*Objective*: Repeat every line exactly, keeping the pictures out of the copy.

*Provided data*:
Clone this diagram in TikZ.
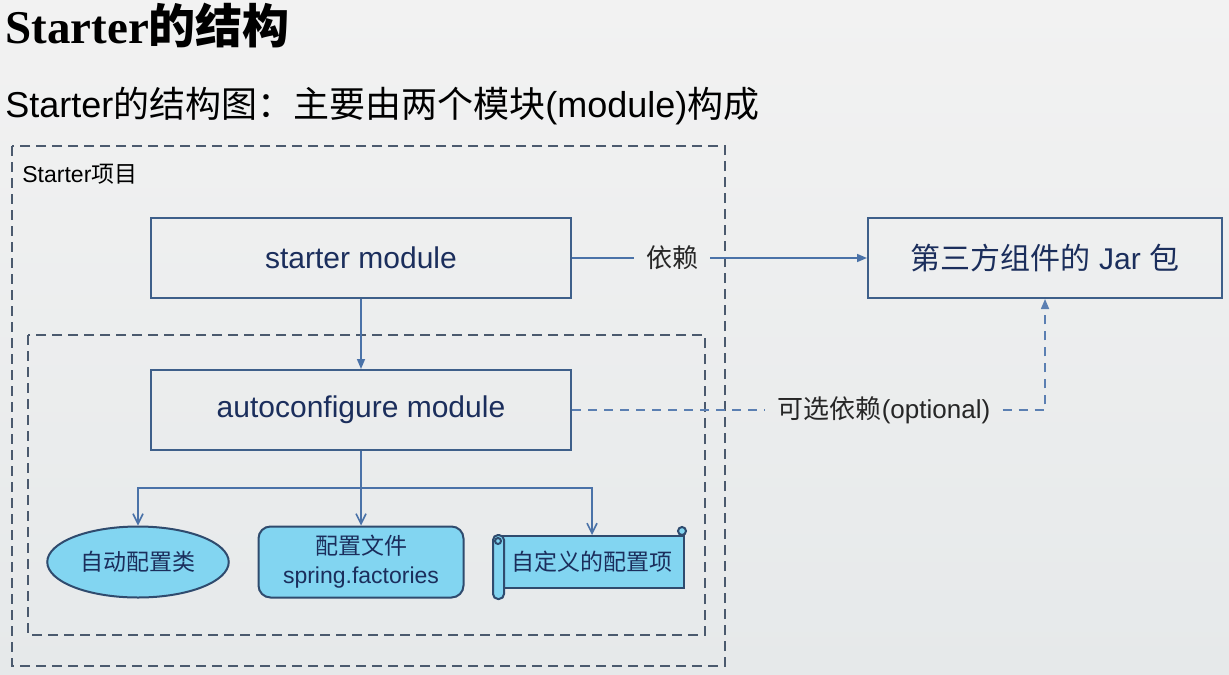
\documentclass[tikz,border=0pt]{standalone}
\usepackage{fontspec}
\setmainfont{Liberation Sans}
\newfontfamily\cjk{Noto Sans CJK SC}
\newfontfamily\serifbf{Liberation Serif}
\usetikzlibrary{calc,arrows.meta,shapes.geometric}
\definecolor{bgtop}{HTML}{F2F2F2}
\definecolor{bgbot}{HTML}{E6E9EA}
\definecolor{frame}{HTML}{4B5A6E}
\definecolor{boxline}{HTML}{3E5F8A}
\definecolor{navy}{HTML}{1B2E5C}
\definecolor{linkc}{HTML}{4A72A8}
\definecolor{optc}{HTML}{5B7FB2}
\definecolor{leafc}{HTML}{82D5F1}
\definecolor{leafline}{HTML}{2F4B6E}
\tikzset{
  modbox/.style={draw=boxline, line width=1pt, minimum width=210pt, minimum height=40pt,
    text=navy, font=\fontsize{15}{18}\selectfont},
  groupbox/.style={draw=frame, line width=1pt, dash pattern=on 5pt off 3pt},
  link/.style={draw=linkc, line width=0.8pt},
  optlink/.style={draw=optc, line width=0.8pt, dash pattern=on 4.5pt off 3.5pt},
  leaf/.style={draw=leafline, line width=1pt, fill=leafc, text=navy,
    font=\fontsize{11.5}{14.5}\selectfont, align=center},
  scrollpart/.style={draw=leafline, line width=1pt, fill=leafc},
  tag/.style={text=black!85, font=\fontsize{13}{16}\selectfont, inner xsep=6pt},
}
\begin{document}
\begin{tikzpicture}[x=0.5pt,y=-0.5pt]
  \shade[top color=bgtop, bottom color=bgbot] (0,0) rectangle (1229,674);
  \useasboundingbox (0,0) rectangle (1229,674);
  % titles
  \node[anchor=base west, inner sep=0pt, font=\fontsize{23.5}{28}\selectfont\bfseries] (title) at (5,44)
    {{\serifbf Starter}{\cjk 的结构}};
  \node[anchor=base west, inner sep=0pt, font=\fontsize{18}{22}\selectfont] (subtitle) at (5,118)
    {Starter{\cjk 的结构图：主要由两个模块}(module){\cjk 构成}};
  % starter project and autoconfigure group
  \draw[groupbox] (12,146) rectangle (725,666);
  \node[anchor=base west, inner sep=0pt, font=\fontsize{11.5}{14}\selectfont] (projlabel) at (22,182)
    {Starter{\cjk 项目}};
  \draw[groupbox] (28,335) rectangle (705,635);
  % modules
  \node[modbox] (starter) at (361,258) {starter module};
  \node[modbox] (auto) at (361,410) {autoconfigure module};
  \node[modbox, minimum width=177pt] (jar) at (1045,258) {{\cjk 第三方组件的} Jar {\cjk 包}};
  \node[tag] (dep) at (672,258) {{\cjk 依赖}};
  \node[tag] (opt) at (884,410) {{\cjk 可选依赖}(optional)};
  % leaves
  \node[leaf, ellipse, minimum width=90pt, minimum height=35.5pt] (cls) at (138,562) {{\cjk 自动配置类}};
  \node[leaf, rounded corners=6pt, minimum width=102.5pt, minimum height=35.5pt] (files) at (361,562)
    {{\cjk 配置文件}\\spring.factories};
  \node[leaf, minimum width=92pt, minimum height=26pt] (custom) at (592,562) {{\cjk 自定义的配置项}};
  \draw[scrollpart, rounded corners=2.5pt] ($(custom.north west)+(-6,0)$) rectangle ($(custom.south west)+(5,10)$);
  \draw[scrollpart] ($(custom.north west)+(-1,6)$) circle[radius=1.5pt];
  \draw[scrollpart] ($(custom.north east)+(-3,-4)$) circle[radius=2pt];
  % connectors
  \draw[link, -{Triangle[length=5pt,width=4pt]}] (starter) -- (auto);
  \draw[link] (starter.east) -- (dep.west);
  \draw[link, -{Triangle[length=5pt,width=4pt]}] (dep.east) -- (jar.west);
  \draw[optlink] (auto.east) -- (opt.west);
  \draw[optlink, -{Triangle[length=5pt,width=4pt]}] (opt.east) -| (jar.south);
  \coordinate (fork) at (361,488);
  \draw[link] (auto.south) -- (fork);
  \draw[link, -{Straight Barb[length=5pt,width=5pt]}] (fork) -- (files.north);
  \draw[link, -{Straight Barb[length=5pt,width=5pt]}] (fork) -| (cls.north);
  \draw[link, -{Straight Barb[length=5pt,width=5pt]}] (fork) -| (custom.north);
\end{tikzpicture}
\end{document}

*Answer in full*:
Clone this diagram in TikZ.
\documentclass[tikz,border=0pt]{standalone}
\usepackage{fontspec}
\setmainfont{Liberation Sans}
\newfontfamily\cjk{Noto Sans CJK SC}
\newfontfamily\serifbf{Liberation Serif}
\usetikzlibrary{calc,arrows.meta,shapes.geometric}
\definecolor{bgtop}{HTML}{F2F2F2}
\definecolor{bgbot}{HTML}{E6E9EA}
\definecolor{frame}{HTML}{4B5A6E}
\definecolor{boxline}{HTML}{3E5F8A}
\definecolor{navy}{HTML}{1B2E5C}
\definecolor{linkc}{HTML}{4A72A8}
\definecolor{optc}{HTML}{5B7FB2}
\definecolor{leafc}{HTML}{82D5F1}
\definecolor{leafline}{HTML}{2F4B6E}
\tikzset{
  modbox/.style={draw=boxline, line width=1pt, minimum width=210pt, minimum height=40pt,
    text=navy, font=\fontsize{15}{18}\selectfont},
  groupbox/.style={draw=frame, line width=1pt, dash pattern=on 5pt off 3pt},
  link/.style={draw=linkc, line width=0.8pt},
  optlink/.style={draw=optc, line width=0.8pt, dash pattern=on 4.5pt off 3.5pt},
  leaf/.style={draw=leafline, line width=1pt, fill=leafc, text=navy,
    font=\fontsize{11.5}{14.5}\selectfont, align=center},
  scrollpart/.style={draw=leafline, line width=1pt, fill=leafc},
  tag/.style={text=black!85, font=\fontsize{13}{16}\selectfont, inner xsep=6pt},
}
\begin{document}
\begin{tikzpicture}[x=0.5pt,y=-0.5pt]
  \shade[top color=bgtop, bottom color=bgbot] (0,0) rectangle (1229,674);
  \useasboundingbox (0,0) rectangle (1229,674);
  % titles
  \node[anchor=base west, inner sep=0pt, font=\fontsize{23.5}{28}\selectfont\bfseries] (title) at (5,44)
    {{\serifbf Starter}{\cjk 的结构}};
  \node[anchor=base west, inner sep=0pt, font=\fontsize{18}{22}\selectfont] (subtitle) at (5,118)
    {Starter{\cjk 的结构图：主要由两个模块}(module){\cjk 构成}};
  % starter project and autoconfigure group
  \draw[groupbox] (12,146) rectangle (725,666);
  \node[anchor=base west, inner sep=0pt, font=\fontsize{11.5}{14}\selectfont] (projlabel) at (22,182)
    {Starter{\cjk 项目}};
  \draw[groupbox] (28,335) rectangle (705,635);
  % modules
  \node[modbox] (starter) at (361,258) {starter module};
  \node[modbox] (auto) at (361,410) {autoconfigure module};
  \node[modbox, minimum width=177pt] (jar) at (1045,258) {{\cjk 第三方组件的} Jar {\cjk 包}};
  \node[tag] (dep) at (672,258) {{\cjk 依赖}};
  \node[tag] (opt) at (884,410) {{\cjk 可选依赖}(optional)};
  % leaves
  \node[leaf, ellipse, minimum width=90pt, minimum height=35.5pt] (cls) at (138,562) {{\cjk 自动配置类}};
  \node[leaf, rounded corners=6pt, minimum width=102.5pt, minimum height=35.5pt] (files) at (361,562)
    {{\cjk 配置文件}\\spring.factories};
  \node[leaf, minimum width=92pt, minimum height=26pt] (custom) at (592,562) {{\cjk 自定义的配置项}};
  \draw[scrollpart, rounded corners=2.5pt] ($(custom.north west)+(-6,0)$) rectangle ($(custom.south west)+(5,10)$);
  \draw[scrollpart] ($(custom.north west)+(-1,6)$) circle[radius=1.5pt];
  \draw[scrollpart] ($(custom.north east)+(-3,-4)$) circle[radius=2pt];
  % connectors
  \draw[link, -{Triangle[length=5pt,width=4pt]}] (starter) -- (auto);
  \draw[link] (starter.east) -- (dep.west);
  \draw[link, -{Triangle[length=5pt,width=4pt]}] (dep.east) -- (jar.west);
  \draw[optlink] (auto.east) -- (opt.west);
  \draw[optlink, -{Triangle[length=5pt,width=4pt]}] (opt.east) -| (jar.south);
  \coordinate (fork) at (361,488);
  \draw[link] (auto.south) -- (fork);
  \draw[link, -{Straight Barb[length=5pt,width=5pt]}] (fork) -- (files.north);
  \draw[link, -{Straight Barb[length=5pt,width=5pt]}] (fork) -| (cls.north);
  \draw[link, -{Straight Barb[length=5pt,width=5pt]}] (fork) -| (custom.north);
\end{tikzpicture}
\end{document}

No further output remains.